I'm not super sensitive to exactly who replaces Bob, though Pat seems like a decent choice having read about him now.
I will say I was ready to unload the shares if Bob was replaced with another MBA though. Having a non-engineer lead an organization like Intel was a disastrous choice and seriously makes me question the boards judgement.
Isn’t it a bit petty to deny him that? It seems a hell of a lot harder to me to get a honorary doctorate than a normal PhD, and I can think of a lot of PhDs who deserve their doctor title a lot less than Stallman.
Kanye West, Ben Affleck, Jon Bon Jovi, etc, all have honorary doctorates. Why does nobody call them Doctor? For the same reason you shouldn't call Stallman Doctor - because you don't do that for honorary doctorates.

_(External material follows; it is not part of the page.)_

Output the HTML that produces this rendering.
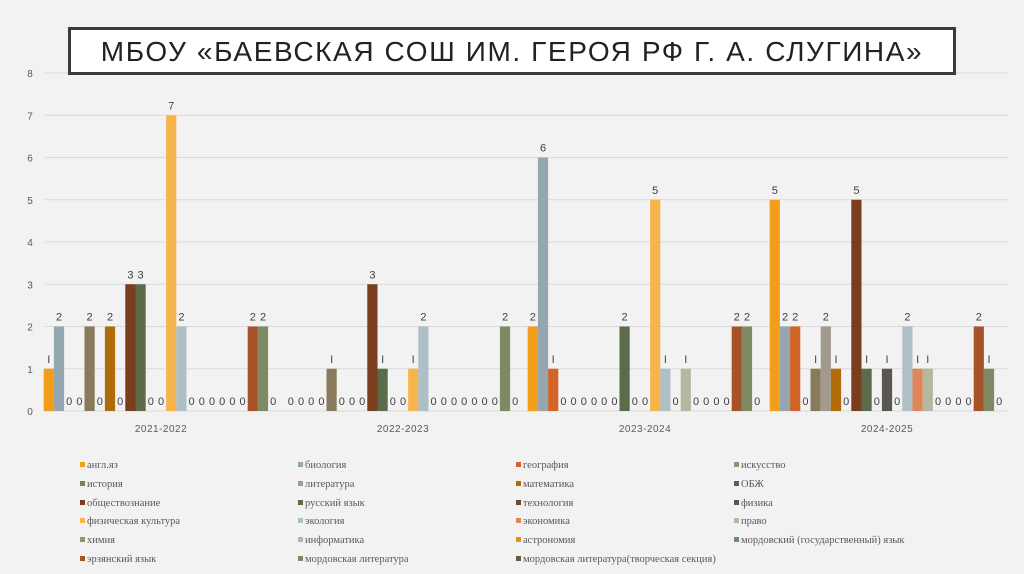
<!DOCTYPE html>
<html><head><meta charset="utf-8">
<style>
body{margin:0;background:#f2f2f2;width:1024px;height:574px;overflow:hidden;font-family:"Liberation Sans",sans-serif}
#title{position:absolute;left:68px;top:27px;width:882px;height:42px;background:#fff;border:3px solid #3a3a3a;text-align:center;font:28px/43px "Liberation Sans",sans-serif;letter-spacing:1.6px;white-space:nowrap;color:#222;z-index:2}
svg{position:absolute;left:0;top:0}
</style></head><body>
<div id="title">МБОУ «БАЕВСКАЯ СОШ ИМ. ГЕРОЯ РФ Г. А. СЛУГИНА»</div>
<svg id="c" width="1024" height="574"></svg>
<script>
const categories=["2021-2022","2022-2023","2023-2024","2024-2025"];
const seriesNames=["англ.яз","биология","география","искусство","история","литература","математика","ОБЖ","обществознание","русский язык","технология","физика","физическая культура","экология","экономика","право","химия","информатика","астрономия","мордовский (государственный) язык","эрзянский язык","мордовская литература","мордовская литература(творческая секция)"];
const seriesColors=["#f49d1a","#94a7b0","#d2642a","#8a9574","#8a7a5c","#a29a8c","#b06c0a","#4f6175","#7a3d1e","#5c6b4a","#6b4a2a","#5a5650","#f7b44a","#aebfc6","#e0845a","#b3b8a0","#9c8f78","#b9b5a8","#e8900f","#6d8899","#a8522a","#7d8a63","#6a5a44"];
const v2122=[1,2,0,0,2,0,2,0,3,3,0,0,7,2,0,0,0,0,0,0,2,2,0];
const v2223=[0,0,0,0,1,0,0,0,3,1,0,0,1,2,0,0,0,0,0,0,0,2,0];
const v2324=[2,6,1,0,0,0,0,0,0,2,0,0,5,1,0,1,0,0,0,0,2,2,0];
const v2425=[5,2,2,0,1,2,1,0,5,1,0,1,0,2,1,1,0,0,0,0,2,1,0];
const values=[v2122,v2223,v2324,v2425];
const yTicks=[0,1,2,3,4,5,6,7,8];
const NS="http://www.w3.org/2000/svg",svg=document.getElementById('c');
const x0=40,x1=1008,y0=411,yTop=73,yMax=8;
const y=v=>y0-(v/yMax)*(y0-yTop);
const gw=(x1-x0)/categories.length,bw=10.2,pad=(gw-bw*seriesNames.length)/2;
function el(t,a,txt){const e=document.createElementNS(NS,t);for(const k in a)e.setAttribute(k,a[k]);if(txt!==undefined)e.textContent=txt;svg.appendChild(e);return e;}
yTicks.forEach(t=>{
 const l=el('line',{x1:x0+5,x2:x1,y1:y(t),y2:y(t),stroke:'#d9d9d9','stroke-width':1});
 
 
 const tx=el('text',{x:30,y:y(t)+4,'font-size':10,fill:'#595959','text-anchor':'middle'},t);
 
 
});
categories.forEach((c,g)=>{
 const gx=x0+g*gw+pad;
 values[g].forEach((v,s)=>{
  const bx=gx+s*bw;
  if(v>0){const r=el('rect',{x:bx,y:y(v),width:bw,height:y0-y(v),fill:seriesColors[s]});
  
  }
  const t=el('text',{x:bx+bw/2,y:y(v)-6,'font-size':11,fill:'#404040','text-anchor':'middle'},v===1?'I':v);
  
  
 });
 const cl=el('text',{x:x0+g*gw+gw/2,y:432,'font-size':10,fill:'#595959','text-anchor':'middle','letter-spacing':'0.5'},c);
 
 
});
const colX=[80,298,516,734],rowY=[468,487,506,524,543,562];
seriesNames.forEach((n,i)=>{
 const cx=colX[i%4],cy=rowY[Math.floor(i/4)];
 const m=el('rect',{x:cx,y:cy-6,width:5,height:5,fill:seriesColors[i]});
 
 
 const t=el('text',{x:cx+7,y:cy,'font-size':10.5,fill:'#595959','font-family':'Liberation Serif,serif'},n);
 
 
});
</script>
</body></html>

Well that’s just social convention, and I don’t place much emphasis on that. I reserve the right to address anyone I choose as “doctor”, and if Stallman prefers to be addressed that way I’m happy to oblige. He has certainly earned it in my book.
Same goes for Benjamin Franklin btw, whom I see you left out of your list.
I don't know. It's the "appeal to authority" that makes it silly in my eyes. It's sort of the opposite of the scientific mindset, and that bothers me. Stallman or Franklin calling themselves "Doctor" I can definitely live with.
If no one (including MIT) decided they could grant him a PhD on the basis of publications (rather than the more traditional thesis route) I don't see why we should use the honorific. Also, I know plenty of distinguished engineers who don't have a PhD, and they seem fine with it. It is the extremely vain who travel around being feted for faded laurels who I have no time for.
This article doesn't do him justice, he was one of the key people behind the 386 project which saved Intel during its first major crisis. After that, he went on to become the lead of the 486 project and kept moving up on the management ladder until the Larrabee fiasco.
That is so typically Wikipedia. 10,000 word articles on trivial subjects and basically a stub listicle for an article on the longtime CEO of one of the largest (but "uncool") software companies in the world.